Penrose tilings as a cross section of a $5$-dimensional regular tiling Could somebody explain to me how a penrose tiling , which is not periodic, can be a cross section of a regular tiling in $5$ dimensions, which is periodic? It does not make sense to me how a periodic tiling can produce an aperiodic cross-section.
Also, are there any examples of periodic $3$-dimensional tilings that can produce an aperiodic $2$-dimensional cross section? That would greatly help to visualize the previous question. Thanks!
 A: To give a 3-dimensional example: Let $v$ be the vector $\left(1,\frac{\sqrt{2}}2,\frac{\pi}4\right)$ and $P$ be the plane through the origin orthogonal to $v$. Take the points in $\mathbb{Z}^3$ within distance $0.5$ of $P$, and project them down onto $P$. Then we get the following planar arrangement of points, where the edges are those of $\mathbb{Z}^3$ colored according to their direction:
     
Here is a GIF of this projection as the thickness of the "slab" of points we project grows from $0$ to $2.5$. (The file was too large to embed within this post, so I have linked to Imgur directly.)
A: The key to this is that the projection is onto a 2 dimensional space which sits at an angle of "irrational slope" with respect to the period lattice of the tiling
The following picture from the Tiling Encyclopedia should emphasize well what happens, it is a 1-dimensional projection of a lattice in 2 dimensions.

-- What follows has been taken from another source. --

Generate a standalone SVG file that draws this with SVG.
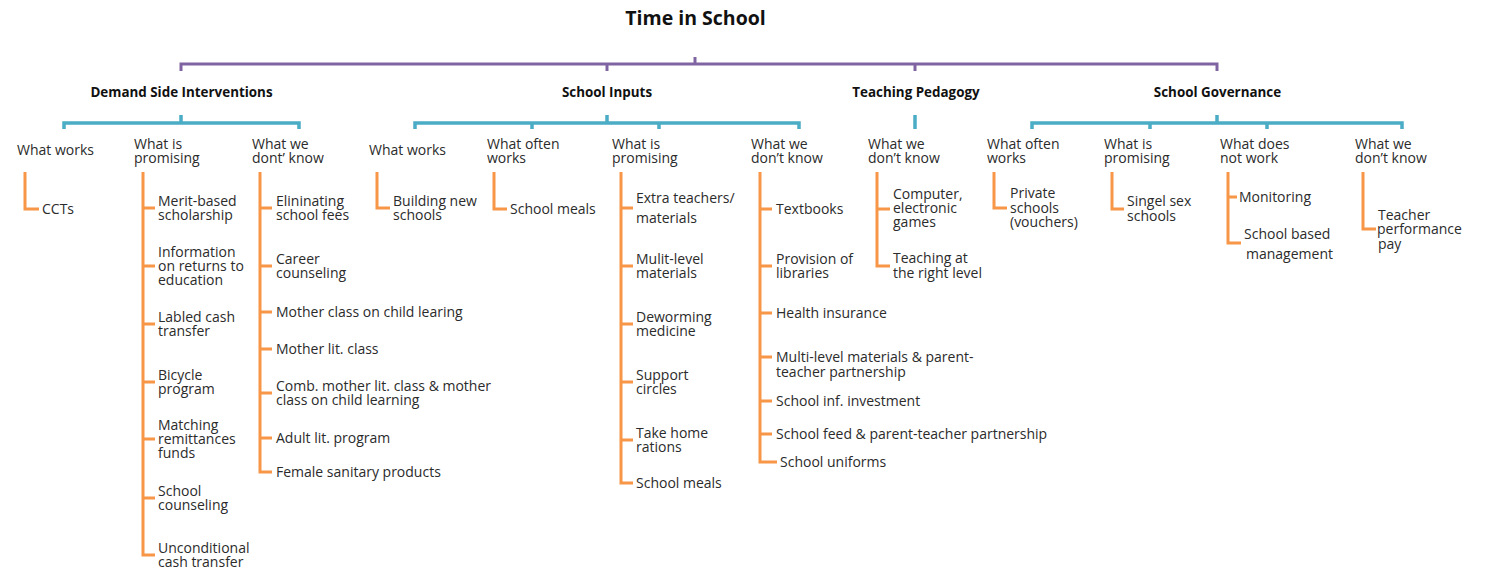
<svg xmlns="http://www.w3.org/2000/svg" width="1485" height="571" viewBox="0 0 1485 571">
<style>
text{font-family:"Open Sans","Noto Sans","Liberation Sans",sans-serif;fill:#2b2b2b;font-size:14px}
.title{font-size:19.5px;font-weight:bold;fill:#111}
.cat{font-size:13.4px;font-weight:bold;fill:#111;text-anchor:middle}
.p{fill:none;stroke:#8064A2;stroke-width:3}
.b{fill:none;stroke:#4BACC6;stroke-width:3.5}
.o{fill:none;stroke:#F79646;stroke-width:3}
</style>
<rect width="1485" height="571" fill="#fff"/>
<g id="connectors">
<path class="p" d="M181,71V64H1217V71M607,64V71M915,64V71M695,57V64"/>
<path class="b" d="M64,129V123H299V129M181,115V123"/>
<path class="b" d="M415,129V123H799V129M532,123V129M659,123V129M607,115V123"/>
<path class="b" d="M915,115V129"/>
<path class="b" d="M1032,129V123H1402V129M1150,123V129M1267,123V129M1217,115V123"/>
<path class="o" d="M25,172V209H39"/>
<path class="o" d="M143,172V555H155M143,208H155M143,266H155M143,324H155M143,382H155M143,439H155M143,498H155"/>
<path class="o" d="M260,172V472H272M260,208H272M260,266H272M260,312H272M260,349H272M260,393H272M260,438H272"/>
<path class="o" d="M377,172V208H390"/>
<path class="o" d="M494,172V209H507"/>
<path class="o" d="M621,172V483H633M621,208H633M621,266H633M621,324H633M621,382H633M621,440H633"/>
<path class="o" d="M760,172V462H777M760,209H772M760,266H772M760,313H772M760,357H772M760,401H772M760,434H772"/>
<path class="o" d="M877,172V266H890M877,209H890"/>
<path class="o" d="M994,172V208H1007"/>
<path class="o" d="M1112,172V209H1124"/>
<path class="o" d="M1228,172V243H1241M1228,197H1237"/>
<path class="o" d="M1363,172V229H1376"/>
</g>
<g id="title"><text class="title" x="695.5" y="25" text-anchor="middle">Time in School</text></g>
<g id="cat-demand"><text class="cat" x="181.5" y="97">Demand Side Interventions</text></g>
<g id="cat-inputs"><text class="cat" x="607" y="97">School Inputs</text></g>
<g id="cat-pedagogy"><text class="cat" x="916" y="97">Teaching Pedagogy</text></g>
<g id="cat-governance"><text class="cat" x="1217.5" y="97">School Governance</text></g>

<g id="d-works"><text x="17" y="155">What works</text>
<text x="42" y="214">CCTs</text></g>

<g id="d-promising"><text x="134" y="149">What is<tspan x="134" y="163">promising</tspan></text>
<text x="158" y="206">Merit-based<tspan x="158" y="220">scholarship</tspan></text>
<text x="158" y="257">Information<tspan x="158" y="271">on returns to</tspan><tspan x="158" y="285">education</tspan></text>
<text x="158" y="322">Labled cash<tspan x="158" y="336">transfer</tspan></text>
<text x="158" y="380">Bicycle<tspan x="158" y="394">program</tspan></text>
<text x="158" y="430">Matching<tspan x="158" y="444">remittances</tspan><tspan x="158" y="458">funds</tspan></text>
<text x="158" y="496">School<tspan x="158" y="510">counseling</tspan></text>
<text x="158" y="553">Unconditional<tspan x="158" y="567">cash transfer</tspan></text></g>

<g id="d-dontknow"><text x="252" y="149">What we<tspan x="252" y="163">dont’ know</tspan></text>
<text x="276" y="206">Elininating<tspan x="276" y="220">school fees</tspan></text>
<text x="276" y="264">Career<tspan x="276" y="278">counseling</tspan></text>
<text x="276" y="317">Mother class on child learing</text>
<text x="276" y="354">Mother lit. class</text>
<text x="276" y="391">Comb. mother lit. class &amp; mother<tspan x="276" y="405">class on child learning</tspan></text>
<text x="276" y="443">Adult lit. program</text>
<text x="276" y="477">Female sanitary products</text></g>

<g id="i-works"><text x="369" y="155">What works</text>
<text x="393" y="206">Building new<tspan x="393" y="220">schools</tspan></text></g>

<g id="i-often"><text x="487" y="149">What often<tspan x="487" y="163">works</tspan></text>
<text x="510" y="214">School meals</text></g>

<g id="i-promising"><text x="612" y="149">What is<tspan x="612" y="163">promising</tspan></text>
<text x="636" y="203">Extra teachers/<tspan x="636" y="223">materials</tspan></text>
<text x="636" y="264">Mulit-level<tspan x="636" y="278">materials</tspan></text>
<text x="636" y="322">Deworming<tspan x="636" y="336">medicine</tspan></text>
<text x="636" y="380">Support<tspan x="636" y="394">circles</tspan></text>
<text x="636" y="438">Take home<tspan x="636" y="452">rations</tspan></text>
<text x="636" y="488">School meals</text></g>

<g id="i-dontknow"><text x="751" y="149">What we<tspan x="751" y="163">don’t know</tspan></text>
<text x="776" y="214">Textbooks</text>
<text x="776" y="264">Provision of<tspan x="776" y="278">libraries</tspan></text>
<text x="776" y="318">Health insurance</text>
<text x="776" y="362">Multi-level materials &amp; parent-<tspan x="776" y="377">teacher partnership</tspan></text>
<text x="776" y="406">School inf. investment</text>
<text x="776" y="439">School feed &amp; parent-teacher partnership</text>
<text x="780" y="467">School uniforms</text></g>

<g id="p-dontknow"><text x="868" y="149">What we<tspan x="868" y="163">don’t know</tspan></text>
<text x="893" y="199">Computer,<tspan x="893" y="213">electronic</tspan><tspan x="893" y="227">games</tspan></text>
<text x="893" y="263">Teaching at<tspan x="893" y="278">the right level</tspan></text></g>

<g id="g-often"><text x="987" y="149">What often<tspan x="987" y="163">works</tspan></text>
<text x="1010" y="198">Private<tspan x="1010" y="213">schools</tspan><tspan x="1010" y="227">(vouchers)</tspan></text></g>

<g id="g-promising"><text x="1104" y="149">What is<tspan x="1104" y="163">promising</tspan></text>
<text x="1127" y="206">Singel sex<tspan x="1127" y="221">schools</tspan></text></g>

<g id="g-notwork"><text x="1220" y="149">What does<tspan x="1220" y="163">not work</tspan></text>
<text x="1239" y="202">Monitoring</text>
<text x="1244" y="239">School based<tspan x="1246" y="259">management</tspan></text></g>

<g id="g-dontknow"><text x="1355" y="149">What we<tspan x="1355" y="163">don’t know</tspan></text>
<text x="1378" y="220">Teacher<tspan x="1377" y="234">performance</tspan><tspan x="1378" y="249">pay</tspan></text></g>
</svg>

Note that the key is the fact that since the line on which you project has an irrational slope with respect to $\mathbb Z^2$, it is impossible for the orange strip to have any period. Any period of the lattice will take some points in the orange strip, outside of the strip. And this leads to the aperiodicity of the Fibonacci tiling. Exactly the same thing happens with the Penrose.